11 AUGUST 1888, Page 25

— Mr. Miller is not an unknown nor, we believe,

an unsuccessful author; but we cannot praise his present literary venture. His

style is a little slip-shod and commonplace; and while he professes to avoid the information given in guide-books, his matter, through whole pages, consists of trivial facts and statistics. The popula- tion of a town, the length and cost of its pier and the price of admission, the number of postal deliveries, the size and date of the churches, the arrangements for bathing, and the charge for bathing-machines,—all these items, and others of a like character to be found in all handbooks, are carefully set down. To make recollections of familiar places interesting, it is necessary to have some charm of language and freshness of thought, a sense of humour perhaps, and assuredly a quick eye for everything quaint or beautiful ; but these gifts seem wanting in these pages. And when Mr. Miller relates personal incidents of travel, they are at once precise and unimportant. What does it concern the reader to know that he took lodgings at Brighton close by the Grand Hotel in 1874, and bathed there one morning in September, 1886 ; or that he visited Dover for the first time in 1855, " in order to cross by a night-boat to Ostend "? And

when we read Mr. Miller's suggestion that planks should be placed under the cliffs at Bournemouth for bathers to put their clothes on, and boys hired to "bring tins of water to remove sand from the feet," we are reminded of the saying that there are old women of both sexes. Of Dover Mr. Miller confesses that he saw little, and was not impressed with its attractiveness, which under the circumstances is not surprising. Of Folkestone, too, he scarcely saw anything; and Eastbourne seems to have been inspected in a hasty ramble of an hour or two. " Altogether, judging from so brief a visit," he writes, " it did not seem so attractive as Hastings." Rarely, indeed, does the author appear to have stayed long enough in any place to appreciate its characteristic features. We scarcely know what class of readers is likely to be benefited by a book like this. That it is wholly useless we will not say ; but it is evident that Mr. Miller has spoilt a good subject. His sketches, sixty in number, are very slight; but we prefer them to the letterpress.

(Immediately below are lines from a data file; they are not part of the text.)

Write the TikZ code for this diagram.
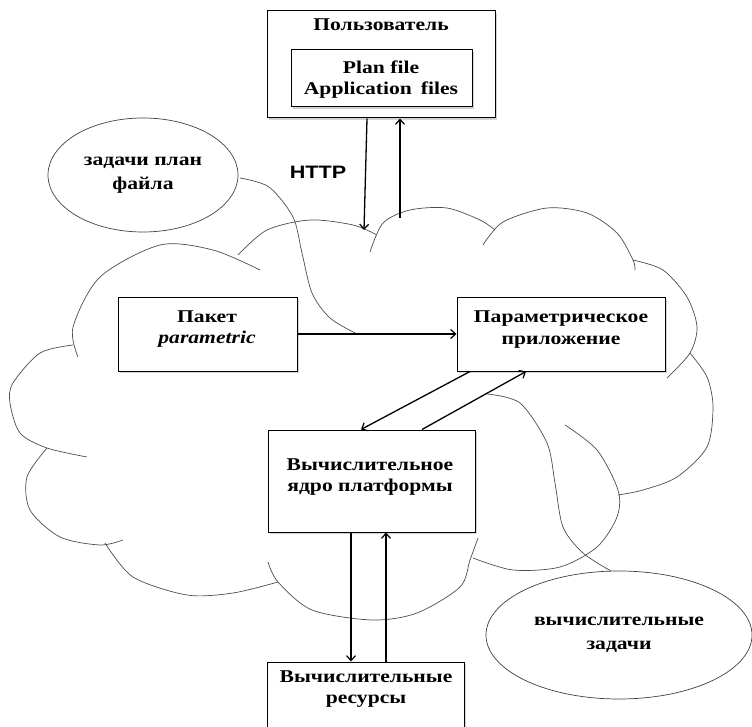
\documentclass[tikz,border=0pt]{standalone}
\usepackage{fontspec}
\setmainfont{Liberation Serif}[FakeStretch=1.2]
\newfontfamily\httpfont{Liberation Sans}[FakeStretch=1.2]
\usetikzlibrary{shapes.geometric,arrows.meta,shadows}
\begin{document}
\begin{tikzpicture}[x=1pt,y=-1pt,
  box/.style={draw=black,line width=1pt,fill=white,inner sep=0pt,
    drop shadow={shadow xshift=2pt,shadow yshift=-2pt,opacity=0.35}},
  txt/.style={anchor=base,align=center,inner sep=0pt,
    font=\fontsize{18}{21}\selectfont\bfseries},
  oval/.style={draw=black!75,line width=0.7pt,ellipse,inner sep=0pt,align=center,
    font=\fontsize{18}{24}\selectfont\bfseries},
  cloudline/.style={draw=black!70,line width=0.7pt},
  arr/.style={line width=1.3pt,-{Straight Barb[length=5pt,width=9pt,line width=1.2pt]}}
]
\useasboundingbox (0,0) rectangle (752,727);

% cloud outline
\draw[cloudline] plot[smooth] coordinates {(78,357) (73,327) (100,277) (160,245) (213,250) (260,270)};
\draw[cloudline] plot[smooth] coordinates {(238,255) (267,230) (310,220) (353,225) (377,235)};
\draw[cloudline] plot[smooth] coordinates {(370,252) (383,223) (410,210) (447,208) (480,220) (495,230)};
\draw[cloudline] plot[smooth] coordinates {(483,245) (503,222) (547,208) (587,213) (617,233) (633,260) (635,270)};
\draw[cloudline] plot[smooth] coordinates {(633,260) (663,270) (687,297) (697,327) (690,353) (667,378)};
\draw[cloudline] plot[smooth] coordinates {(690,353) (707,377) (713,407) (707,447) (677,477) (643,490) (618,495)};
\draw[cloudline] plot[smooth] coordinates {(565,425) (597,450) (618,490) (617,517) (597,547) (560,567) (513,570) (473,558)};
\draw[cloudline] plot[smooth] coordinates {(478,538) (470,560) (460,587) (417,613) (372,620) (312,610) (278,582) (268,562)};
\draw[cloudline] plot[smooth] coordinates {(278,582) (233,593) (187,595) (133,577) (105,543)};
\draw[cloudline] plot[smooth] coordinates {(123,540) (100,545) (60,537) (30,510) (27,477) (47,448)};
\draw[cloudline] plot[smooth] coordinates {(87,457) (47,448) (20,433) (10,403) (13,383) (40,353) (73,345)};

% ellipses
\node[oval,minimum width=190pt,minimum height=114pt] (e1) at (143,175) {задачи план\\файла};
\node[oval,minimum width=266pt,minimum height=128pt] (e2) at (619,635) {вычислительные\\задачи};
\draw[cloudline] plot[smooth] coordinates {(240,178) (269,187) (293,217) (302,253) (312,293) (330,318) (357,334)};
\draw[cloudline] plot[smooth] coordinates {(487,394) (520,403) (547,443) (555,483) (563,527) (583,553) (611,571)};

% boxes
\node[box,minimum width=228pt,minimum height=107pt] (user) at (381,64.5) {};
\node[box,minimum width=181pt,minimum height=57pt] (files) at (381.5,78.5) {};
\node[box,minimum width=179pt,minimum height=74pt] (paket) at (207.5,334) {};
\node[box,minimum width=208pt,minimum height=74pt] (param) at (561,334) {};
\node[box,minimum width=207pt,minimum height=102pt] (core) at (371.5,481) {};
\node[box,minimum width=197pt,minimum height=68pt] (res) at (365.5,696) {};

% texts (anchor base = baseline of the last line)
\node[txt] (tuser) at (381,31) {Пользователь};
\node[txt] (tfiles) at (381,95) {Plan file\\Application\enspace files};
\node[txt] (tpaket) at (207,343) {Пакет\\\textit{parametric}};
\node[txt] (tparam) at (561,344) {Параметрическое\\приложение};
\node[txt] (tcore) at (370,491) {Вычислительное\\ядро платформы};
\node[txt] (tres) at (366,703) {Вычислительные\\ресурсы};
\node[inner sep=0pt,font=\httpfont\fontsize{18}{21}\selectfont\bfseries] (http) at (318,172) {HTTP};

% connector end points
\coordinate (c1) at (364,230);
\coordinate (c2) at (400,218);

% arrows
\draw[arr] (user.south -| 367,0) -- (c1);
\draw[arr] (c2) -- (user.south -| 400,0);
\draw[arr] (paket.east) -- (param.west);
\draw[arr] (param.south -| 470,0) -- (core.north -| 361,0);
\draw[arr] (core.north -| 422,0) -- (param.south -| 526,0);
\draw[arr] (core.south -| 351,0) -- (res.north -| 351,0);
\draw[arr] (res.north -| 386,0) -- (core.south -| 386,0);
\end{tikzpicture}
\end{document}
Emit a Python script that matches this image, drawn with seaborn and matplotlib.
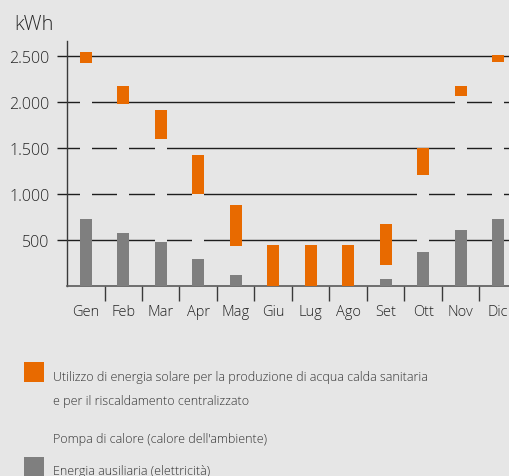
import matplotlib
matplotlib.use("Agg")
import matplotlib.pyplot as plt
from matplotlib.patches import Rectangle
import numpy as np
import pandas as pd
import seaborn as sns

# Monthly energy balance (kWh), stacked from the bottom up
mesi = ["Gen", "Feb", "Mar", "Apr", "Mag", "Giu", "Lug", "Ago", "Set", "Ott", "Nov", "Dic"]
ausiliaria = [730, 580, 480, 295, 120, 0, 0, 0, 75, 370, 610, 730]
pompa_calore = [1690, 1400, 1120, 705, 310, 0, 0, 0, 155, 840, 1450, 1700]
solare = [120, 195, 310, 425, 450, 445, 445, 445, 445, 290, 115, 80]

y_ticks = [500, 1000, 1500, 2000, 2500]
y_labels = ["500", "1.000", "1.500", "2.000", "2.500"]

legend_labels = [
    "Utilizzo di energia solare per la produzione di acqua calda sanitaria\ne per il riscaldamento centralizzato",
    "Pompa di calore (calore dell'ambiente)",
    "Energia ausiliaria (elettricità)",
]

BG = "#e6e6e6"
ORANGE = "#e86a00"
GREY = "#7f7f7f"
TEXT = "#262626"

sns.set_theme(style="white")
plt.rcParams["font.family"] = ["Open Sans", "DejaVu Sans"]
plt.rcParams["font.weight"] = "light"

W, H = 510, 477
fig = plt.figure(figsize=(W / 100, H / 100), dpi=100, facecolor=BG)
ax = fig.add_axes([67 / W, 1 - 287 / H, 450 / W, 245 / H])
ax.set_facecolor(BG)

df = pd.DataFrame({
    "mese": mesi,
    "ausiliaria": ausiliaria,
    "pompa": pompa_calore,
    "solare": solare,
})
base_pompa = df["ausiliaria"].to_numpy()
base_solare = base_pompa + df["pompa"].to_numpy()

bar_w = 0.32
sns.barplot(data=df, x="mese", y="ausiliaria", order=mesi, color=GREY,
            saturation=1, width=bar_w, linewidth=0, ax=ax, zorder=3)
sns.barplot(data=df, x="mese", y="pompa", order=mesi, color=BG,
            saturation=1, width=bar_w, linewidth=0, bottom=base_pompa, ax=ax, zorder=3)
sns.barplot(data=df, x="mese", y="solare", order=mesi, color=ORANGE,
            saturation=1, width=bar_w, linewidth=0, bottom=base_solare, ax=ax, zorder=3)

ax.set_xlim(-0.5, 11.5)
ax.set_ylim(0, 2660)
ax.set_xlabel("")
ax.set_ylabel("")

# horizontal gridlines extending into the tick marks
ax.set_yticks(y_ticks)
ax.set_yticklabels(y_labels)
ax.yaxis.grid(True, color="#1e1e1e", linewidth=1.0, zorder=1)
ax.set_axisbelow(True)
ax.tick_params(axis="y", which="major", direction="out", length=7.2, width=1.0,
               color="#1e1e1e", pad=5.5, labelsize=11.5, labelcolor=TEXT, left=True)

# month labels centred, separators between months
ax.set_xticks(range(12))
ax.set_xticklabels(mesi)
ax.set_xticks(np.arange(0.5, 11.5, 1.0), minor=True)
ax.tick_params(axis="x", which="major", length=0, pad=13, labelsize=10.5, labelcolor=TEXT)
ax.tick_params(axis="x", which="minor", direction="out", length=11, width=1.0,
               color="#3a3a3a", bottom=True)

for side in ["top", "right"]:
    ax.spines[side].set_visible(False)
ax.spines["left"].set_color("#3a3a3a")
ax.spines["left"].set_linewidth(1.0)
ax.spines["bottom"].set_color("#5a5a5a")
ax.spines["bottom"].set_linewidth(1.2)

fig.text(14 / W, 1 - 25 / H, "kWh", fontsize=14.5, color=TEXT, va="center", ha="left")

# legend drawn in figure pixels
def swatch(y_top, color):
    fig.add_artist(Rectangle((24 / W, 1 - (y_top + 20) / H), 20 / W, 20 / H,
                             transform=fig.transFigure, facecolor=color,
                             edgecolor="none"))

legend_kw = dict(fontsize=9.0, color="#333333", ha="left", va="center")
swatch(363, ORANGE)
first, second = legend_labels[0].split("\n")
fig.text(53 / W, 1 - 378 / H, first, **legend_kw)
fig.text(53 / W, 1 - 402 / H, second, **legend_kw)
swatch(420, BG)
fig.text(53 / W, 1 - 439 / H, legend_labels[1], **legend_kw)
swatch(458, GREY)
fig.text(53 / W, 1 - 472 / H, legend_labels[2], **legend_kw)

fig.savefig("out.png", dpi=100, facecolor=BG)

Antipodean Notes (Sampson Low and Co.) describe what " Wanderer" saw and heard during a few months' stay in New Zealand, and were written, we imagine, originally for some news- paper. " Wanderer " considers that the author of " Oceana " described the Colonies "from the standpoint of champagne- lunches," and rightly observes that a great writer who utters "incorrect and superficial opinions" would be more easily for- given "if he were not a great writer ;" and if any mistake occurs in these "Notes," he claims that "it won't hurt so many people as a blunder in Oceans.' " The book is certainly superficial, and is cut up into snippety chapters on all sorts of subjects, from Maoris to racehorses ; but for the most part it is quite free from sensation, and therefore entirely credible. The longest chapter, on " New Zealand Finance," quotes facts' and figures in answer to those who would altogether frighten investors from trusting any undertaking in that Colony. The table of contents promises an " Index " at the end of the volume, but it closes without that useful appendage.